Sunday, March 23, 2014

Granted


It seems that I rarely talk about what I do for a living, what takes so many hours of my labor every week. People rarely ask me about my work and I think grant writing remains a bit mysterious to those outside the profession. I could say I spend my time begging for money, but it’s really not like that. I almost exclusively write large federal grants. So I write descriptions of initiatives that the federal government should be funding automatically, without the need to petition the government for this money. Communities are entitled to this money, these programs, so why must they beg? I never feel this more acutely than when I write grants for Native tribes. Seriously, why do Natives have to beg the U.S. government for money to buy uniforms and bulletproof vests for their tribal police officers? What is wrong with this picture?

Although it often makes me totally crazy, most of the time I love writing grants. The people with whom I work are doing exceptional and often heroic things in their communities. I feel privileged to work with them. My oldest and dearest “client” is the Camden City Schools in NJ. The women I work with in Camden are unsung heroines if ever there were any. That community is so distressed, so impoverished, so traumatized; and these women I know at the school district provide supportive services and programs to some of the most needy children and teens in the country. Seriously, what on earth could I be doing with my time that would be more useful than securing money for these women to provide support to pregnant and parenting teens in Camden so they stay in school, stay off drugs, and raise healthy children? The best part of my job is working with such inspiring people.

I enjoy helping my colleagues come up with exciting program designs by making suggestions for things they can do in their programming based on what I have seen other people doing in other communities. Because I have been writing grants for so many years, and because I have worked with people all over the country (in more than 25 states, I believe), I have learned about a wide range of strategies to address a lot of different community problems and issues. This gives me the knowledge to make a real contribution to the planning and framework of programs people build for their grant proposals. We sometimes get so excited coming up with a sensational program, my clients and I. The greatest reward is when the program actually gets funded.

Once, when I was an undergraduate in college, I wrote a script for a TV pilot. It sort of blew me away when I visited the set and saw them shooting. There was the red wagon I had written, sitting on the stage; something from out of my head made concrete and real. I wonder how J.K. Rowling feels when she sees the Harry Potter films. It’s wild to see something that came from out of your own imagination turn into something real that you can touch. That’s how I feel when one of my grants gets funded. I know that police officers will get real uniforms and bulletproof vests. Children will eat real nutritional food. Gardens will be planted. Traumatized women in jail will receive mental health services and perhaps recover, perhaps kick a years-long addiction to drugs, maybe even get their children back and raise them to be healthy and happy and well-versed in their own culture (rather than the culture of a foster family). Tribal youth will be flown to Portland to attend a Gathering of Nations youth leadership training. Maybe it will be one of the most important experiences of their life.
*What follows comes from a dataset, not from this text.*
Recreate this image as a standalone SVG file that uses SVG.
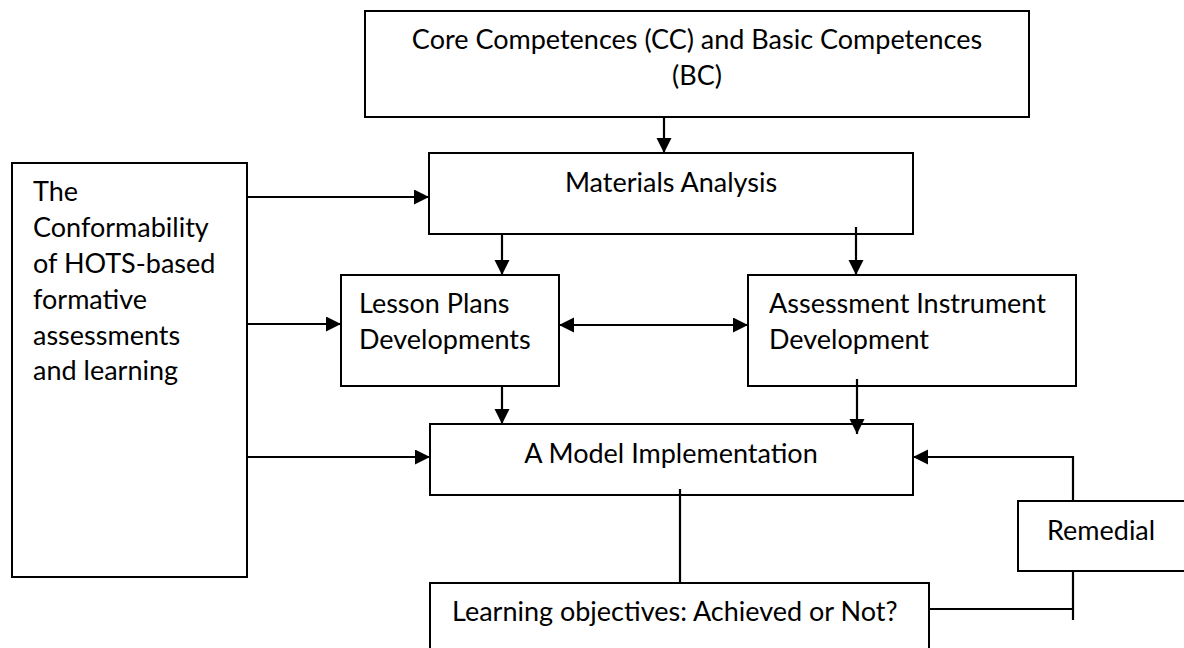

Perhaps a turning point for them, a moment when they find themselves and decide what they will do when they grow up. I never actually see these results happen from my solitary work here in my tiny office, tapping away at my computer keys. But I know these results are out there. I have the satisfaction of knowing that I contributed to putting that in the world.

On Friday I wrapped up work on nearly a dozen grants for Northern Cali tribes. Some will support tribal police departments. Some will support tribal justice systems, including provision of probation officers (so people can be supervised in community service instead of imprisoned) and paying for more contractual judicial hours from a super-remarkable Yurok tribal member who is a judge. Some will create exciting programming for tribal youth who have limited access to culturally-specific activities to engage them and inspire them. One of the grants really will send tribal youth to Portland for leadership training. One will buy bulletproof vests for three tribal police officers who are presently unprotected.

I write and write, and then I keep my fingers crossed. And if all goes well, if luck is with us and if I did my job, then a few times a year I have those moments when I receive the phone call or the email and find out that one of the grants I wrote was funded. And I know that red wagon will appear on the stage. Someone’s life will change because of 25 pages that I wrote while sitting here in my fluffy slippers listening to my cats snoring on the couch.